→ **Exercise brief**:
From the listing below, count the lines where the string "chart" occurs. Give the number, with no other words.
-- start Stored data --
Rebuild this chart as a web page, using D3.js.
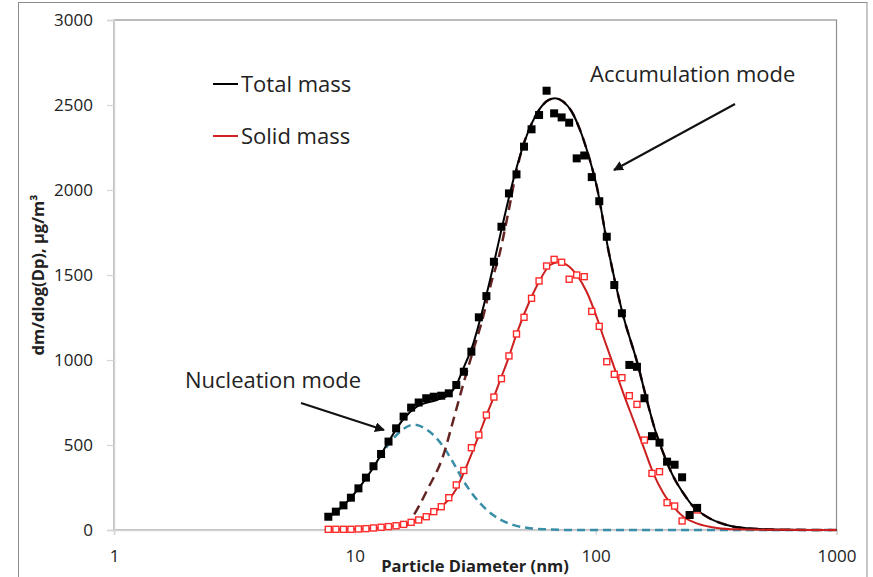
<!DOCTYPE html>
<html>
<head>
<meta charset="utf-8">
<script src="https://cdn.jsdelivr.net/npm/d3@7"></script>
<style>
body { margin: 0; background: #fff; }
text { font-family: "Open Sans", sans-serif; fill: #222; }
</style>
</head>
<body>
<div id="chart"></div>
<script>
// measured size distribution (SMPS channels)
var diam = [7.76, 8.34, 8.97, 9.63, 10.35, 11.12, 11.95, 12.85, 13.80, 14.84,
  15.94, 17.13, 18.41, 19.79, 21.27, 22.85, 24.55, 26.38, 28.35, 30.47,
  32.73, 35.18, 37.80, 40.62, 43.65, 46.91, 50.41, 54.17, 58.21, 62.55,
  67.22, 72.23, 77.62, 83.41, 89.64, 96.33, 103.5, 111.2, 119.5, 128.5,
  138.0, 148.4, 159.4, 171.3, 184.1, 197.9, 212.7, 228.5, 245.5, 263.8];
var totalMass = [78, 108, 145, 190, 245, 308, 375, 447, 520, 598,
  667, 720, 750, 775, 784, 790, 804, 853, 931, 1049,
  1251, 1376, 1578, 1784, 1980, 2092, 2255, 2357, 2441, 2584,
  2451, 2427, 2396, 2186, 2203, 2076, 1934, 1725, 1441, 1275,
  971, 960, 775, 552, 514, 402, 384, 310, 88, 130];
var solidMass = [4, 4, 4, 4, 6, 8, 12, 16, 20, 25,
  33, 45, 59, 78, 108, 137, 190, 265, 350, 484,
  559, 676, 782, 890, 1024, 1153, 1251, 1363, 1465, 1553,
  1592, 1575, 1475, 1500, 1490, 1286, 1198, 990, 916, 896,
  790, 739, 529, 333, 343, 161, 141, 53, 88, 118];

// fitted curves
var fitTotalDp = [7.76, 8.93, 10.31, 11.90, 13.74, 15.86, 18.08, 21.88, 24.45, 26.33,
  28.22, 31.06, 33.65, 36.43, 39.44, 42.74, 46.27, 50.10, 54.28, 58.76,
  63.63, 67.85, 73.43, 79.54, 86.13, 93.26, 101.1, 112.9, 128.5, 150.4,
  163.0, 176.5, 191.1, 210.2, 231.3, 254.5, 289.3, 350.3, 424.2, 583.2, 1000];
var fitTotal = [80, 142, 240, 365, 515, 650, 725, 765, 794, 850,
  950, 1098, 1275, 1471, 1686, 1902, 2098, 2265, 2392, 2480,
  2529, 2539, 2519, 2461, 2353, 2206, 2020, 1647, 1290, 961,
  765, 588, 451, 314, 216, 137, 78, 29, 10, 2, 0];

var fitSolidDp = [7.76, 11.90, 14.83, 17.12, 19.76, 22.80, 26.33, 28.22, 30.38, 32.80,
  35.31, 37.96, 40.09, 43.41, 47.03, 53.42, 58.76, 64.66, 70.00, 75.86,
  83.47, 91.84, 101.1, 107.6, 118.4, 130.3, 143.4, 157.8, 173.6, 191.1,
  210.2, 231.3, 263.0, 318.4, 385.3, 583.2, 1000];
var fitSolid = [2, 10, 25, 45, 80, 135, 240, 330, 440, 560,
  680, 790, 880, 1010, 1157, 1353, 1471, 1559, 1575, 1560,
  1500, 1400, 1250, 1137, 971, 804, 647, 490, 333, 216,
  137, 78, 39, 12, 4, 1, 0];

var accumDp = [16.16, 17.23, 20.14, 23.31, 25.65, 28.22, 31.06, 34.18, 36.78, 39.82,
  43.41, 46.71, 50.10, 54.28, 58.76, 63.63, 67.85, 73.43, 79.54, 86.13,
  93.26, 101.1, 112.9, 128.5, 150.4, 163.0, 176.5, 191.1, 210.2, 231.3,
  254.5, 289.3, 350.3, 424.2, 583.2, 1000];
var accum = [15, 69, 245, 440, 647, 860, 1060, 1260, 1450, 1620,
  1870, 2100, 2265, 2392, 2480, 2529, 2539, 2519, 2461, 2353,
  2206, 2020, 1647, 1290, 961, 765, 588, 451, 314, 216,
  137, 78, 29, 10, 2, 0];

var nuclDp = [7.76, 8.93, 10.31, 11.90, 13.74, 15.41, 17.62, 20.14, 23.31, 25.65,
  28.22, 31.06, 35.31, 40.09, 45.39, 51.75, 61.65, 78.29, 1000];
var nucl = [75, 140, 240, 365, 500, 578, 620, 585, 490, 395,
  290, 205, 118, 62, 30, 13, 4, 0, 0];

var xTicks = [1, 10, 100, 1000];
var yTicks = [0, 500, 1000, 1500, 2000, 2500, 3000];

var width = 873, height = 577;

var svg = d3.select('#chart').append('svg')
    .attr('width', width)
    .attr('height', height);

// outer chart frame
svg.append('rect')
    .attr('x', 18.5).attr('y', 2.5)
    .attr('width', 848.5).attr('height', 600)
    .attr('fill', 'none')
    .attr('stroke', '#8c8c8c');

var xScale = d3.scaleLog().domain([1, 1000]).range([114, 836.5]);
var yScale = d3.scaleLinear().domain([0, 3000]).range([530, 20]);

// plot area border
svg.append('rect')
    .attr('x', 114).attr('y', 20)
    .attr('width', 722.5).attr('height', 510)
    .attr('fill', 'none')
    .attr('stroke', '#8f8f8f')
    .attr('stroke-width', 1.2);

var yAxisG = svg.append('g')
    .attr('transform', 'translate(114,0)')
    .call(d3.axisLeft(yScale).tickValues(yTicks).tickSize(7).tickPadding(14).tickFormat(d3.format('d')));
var xAxisG = svg.append('g')
    .attr('transform', 'translate(0,530)')
    .call(d3.axisBottom(xScale).tickValues(xTicks).tickSize(5).tickPadding(15).tickFormat(d3.format('d')));

[yAxisG, xAxisG].forEach(function (g) {
    g.select('.domain').attr('stroke', '#d4d4d4').attr('stroke-width', 1.5);
    g.selectAll('.tick line').attr('stroke', '#d4d4d4').attr('stroke-width', 1.2);
    g.selectAll('.tick text')
        .style('font-family', '"Open Sans", sans-serif')
        .style('font-size', '17px')
        .attr('fill', '#333');
});

function lineOf(xs) {
    return d3.line()
        .x(function (d, i) { return xScale(xs[i]); })
        .y(function (d) { return yScale(d); })
        .curve(d3.curveMonotoneX);
}

// nucleation mode (dashed)
svg.append('path')
    .attr('fill', 'none')
    .attr('stroke', '#3a8ea8')
    .attr('stroke-width', 2.5)
    .attr('stroke-dasharray', '8,5')
    .attr('d', lineOf(nuclDp)(nucl));

// accumulation mode (dashed)
svg.append('path')
    .attr('fill', 'none')
    .attr('stroke', '#632523')
    .attr('stroke-width', 2.5)
    .attr('stroke-dasharray', '10,6')
    .attr('d', lineOf(accumDp)(accum));

svg.append('path')
    .attr('fill', 'none')
    .attr('stroke', '#000')
    .attr('stroke-width', 2)
    .attr('d', lineOf(fitTotalDp)(fitTotal));

svg.append('path')
    .attr('fill', 'none')
    .attr('stroke', '#cc1f1f')
    .attr('stroke-width', 2)
    .attr('d', lineOf(fitSolidDp)(fitSolid));

// data markers
svg.append('g').selectAll('rect')
    .data(solidMass)
    .enter().append('rect')
    .attr('x', function (d, i) { return xScale(diam[i]) - 3; })
    .attr('y', function (d) { return yScale(d) - 3; })
    .attr('width', 6).attr('height', 6)
    .attr('fill', '#fff')
    .attr('stroke', '#ff2a2a')
    .attr('stroke-width', 1.4);

svg.append('g').selectAll('rect')
    .data(totalMass)
    .enter().append('rect')
    .attr('x', function (d, i) { return xScale(diam[i]) - 4; })
    .attr('y', function (d) { return yScale(d) - 4; })
    .attr('width', 8).attr('height', 8)
    .attr('fill', '#000');

// legend
var legend = [{ name: 'Total mass', color: '#000', y: 84 }, { name: 'Solid mass', color: '#d42020', y: 136 }];
legend.forEach(function (l) {
    svg.append('line')
        .attr('x1', 213).attr('x2', 238)
        .attr('y1', l.y).attr('y2', l.y)
        .attr('stroke', l.color).attr('stroke-width', 2);
    svg.append('text')
        .attr('x', 241).attr('y', l.y + 8)
        .style('font-size', '22px')
        .text(l.name);
});

// annotations
svg.append('defs').append('marker')
    .attr('id', 'arrow')
    .attr('viewBox', '0 0 10 10')
    .attr('refX', 9).attr('refY', 5)
    .attr('markerWidth', 5).attr('markerHeight', 5)
    .attr('orient', 'auto')
    .append('path')
    .attr('d', 'M0,0 L10,5 L0,10 z')
    .attr('fill', '#111');

svg.append('text')
    .attr('x', 590).attr('y', 82)
    .style('font-size', '22px')
    .text('Accumulation mode');
svg.append('line')
    .attr('x1', 735).attr('y1', 104)
    .attr('x2', 614).attr('y2', 170)
    .attr('stroke', '#111').attr('stroke-width', 2)
    .attr('marker-end', 'url(#arrow)');

svg.append('text')
    .attr('x', 185).attr('y', 388)
    .style('font-size', '22px')
    .text('Nucleation mode');
svg.append('line')
    .attr('x1', 301).attr('y1', 403)
    .attr('x2', 384).attr('y2', 430)
    .attr('stroke', '#111').attr('stroke-width', 2)
    .attr('marker-end', 'url(#arrow)');

// axis titles
svg.append('text')
    .attr('x', 475).attr('y', 572)
    .attr('text-anchor', 'middle')
    .style('font-size', '16.5px')
    .style('font-weight', 'bold')
    .text('Particle Diameter (nm)');

svg.append('text')
    .attr('transform', 'translate(44,275) rotate(-90)')
    .attr('text-anchor', 'middle')
    .style('font-size', '16.5px')
    .style('font-weight', 'bold')
    .text('dm/dlog(Dp), µg/m³');
</script>
</body>
</html>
-- end Stored data --
→ **Problem solution**:
4